On account of something like 52 percent of the division being of British birth or having relatives in the old country, it was decided to allow all ranks a furlough–leave or vacation to the address they specified in the period at or about Christmas or New Years. Alick McRea invited me to go with him to his home at Brora in Sutherland–Scotland. We went via London and while strolling up the Strand we had a rather amusing encounter with a military body of shining aspect. Busy with plans and jabbering like two kids we failed to notice an artillery officer in (full dress peace time parade uniform) with broad red strips on his trousers, cap, oodles of gold braid and trimmings.

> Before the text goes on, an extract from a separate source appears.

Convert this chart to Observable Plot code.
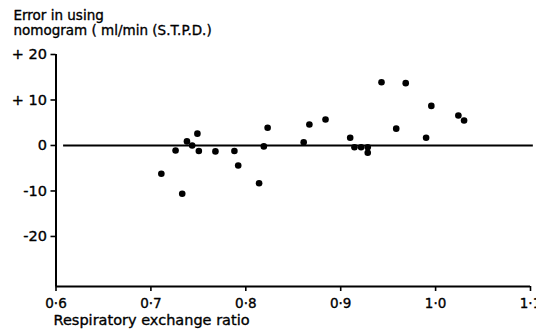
<!DOCTYPE html>
<html>
<head>
<meta charset="utf-8">
<script src="https://cdn.jsdelivr.net/npm/d3@7"></script>
<script src="https://cdn.jsdelivr.net/npm/@observablehq/plot@0.6"></script>
<style>
  html, body { margin: 0; padding: 0; background: #fff; overflow: hidden; }
  #chart svg { display: block; }
</style>
</head>
<body>
<div id="chart"></div>
<script>
// Respiratory exchange ratio (x) and error in using nomogram, ml/min STPD (y)
const rer = [0.711, 0.726, 0.733, 0.738, 0.7435, 0.749, 0.7505, 0.768, 0.788, 0.792,
             0.814, 0.819, 0.823, 0.861, 0.867, 0.884, 0.910, 0.9145, 0.9215, 0.9285,
             0.9285, 0.943, 0.9585, 0.9685, 0.990, 0.9955, 1.024, 1.030];
const errorValues = [-6.2, -1.1, -10.6, 0.9, 0.0, 2.6, -1.2, -1.3, -1.2, -4.4,
                     -8.3, -0.2, 3.9, 0.7, 4.6, 5.7, 1.7, -0.4, -0.4, -0.4,
                     -1.6, 13.9, 3.7, 13.7, 1.7, 8.7, 6.6, 5.5];

const xTicks = [0.6, 0.7, 0.8, 0.9, 1.0, 1.1];
const xTickLabels = ["0·6", "0·7", "0·8", "0·9", "1·0", "1·1"];
const yTicks = [20, 10, 0, -10, -20];
const yTickLabels = ["+ 20", "+ 10", "0", "-10", "-20"];
const xDomain = [0.6, 1.1];
const yDomain = [-31, 20];
const zeroLine = [{y: 0, x1: 0.608, x2: 1.103}];

const titleLines = ["Error in using", "nomogram ( ml/min (S.T.P.D.)"];
const xTitle = "Respiratory exchange ratio";

const points = rer.map((x, i) => ({x, y: errorValues[i]}));
const font = "'DejaVu Sans', sans-serif";

const chart = Plot.plot({
  width: 536,
  height: 329,
  marginLeft: 55.5,
  marginRight: 6,
  marginTop: 54,
  marginBottom: 43,
  style: {fontFamily: font, fontSize: "13px", color: "#000", background: "#fff", overflow: "visible"},
  x: {domain: xDomain},
  y: {domain: yDomain},
  marks: [
    Plot.axisX({ticks: xTicks, tickFormat: d => xTickLabels[xTicks.indexOf(d)], tickSize: 5, tickPadding: 7, strokeWidth: 1.6, label: null, fontSize: 13.5, textStroke: "#000", textStrokeWidth: 0.35}),
    Plot.axisY({ticks: yTicks, tickFormat: d => yTickLabels[yTicks.indexOf(d)], tickSize: 5, tickPadding: 4, strokeWidth: 1.6, label: null, fontSize: 14.5, textStroke: "#000", textStrokeWidth: 0.35}),
    Plot.ruleX([xDomain[0]], {y1: yDomain[0], y2: yDomain[1], strokeWidth: 2}),
    Plot.ruleY([yDomain[0]], {x1: xDomain[0], x2: xDomain[1], strokeWidth: 2}),
    Plot.ruleY(zeroLine, {y: "y", x1: "x1", x2: "x2", strokeWidth: 2.2}),
    Plot.dot(points, {x: "x", y: "y", r: 3.3, fill: "#000", stroke: null}),
    Plot.text([titleLines.join("\n")], {frameAnchor: "top-left", dx: -42.5, dy: -45, textAnchor: "start", lineAnchor: "top", lineHeight: 1.1, fontSize: 13.5, fill: "#000", stroke: "#000", strokeWidth: 0.35}),
    Plot.text([xTitle], {frameAnchor: "bottom-left", dx: -2.5, dy: 28.7, textAnchor: "start", lineAnchor: "top", fontSize: 14.5, fill: "#000", stroke: "#000", strokeWidth: 0.35})
  ]
});
document.getElementById("chart").appendChild(chart);
</script>
</body>
</html>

Failing to notice and duly salute the trimmings we were jacked up very short, questioned as to the intelligence, training, origin of our ancestors and future hopes on this earth. Quandary was here as well as some embarrassment. I stole a shy maidenly look at the broad red strips stating that I had mistook him for a Salvation Army Officer. There was a snort something like a bear makes when disturbed in a blueberry patch and the man of many colors was on his way without any ceremony at all. Oh! You Lassies of London.
I began to be sorry of my plan to go to the top end of Scotland but Alick rushed to the depot and we were off. Great Eastern and Caledonian through train to Edinburgh. Here were coaches like the ones at home with compartments and general layout similar. Traffic was very heavy just then and standing room only was about all that was available on that train. I remember a sailor on leave to London from the fleet in the Cromartry Firth and on his way back to his ship. He was several sheets in the wind and had the big black neckerchief (a relic of Nelson’s Time) filled full of winkles or periwinkles and was seated in the centre of the coach isle hailing all comers (Hi! Mitey, Have a winkle Mitey)? It was interesting to see him fish the meat out of the shells with a bent pin. I tried one but lost interest at that.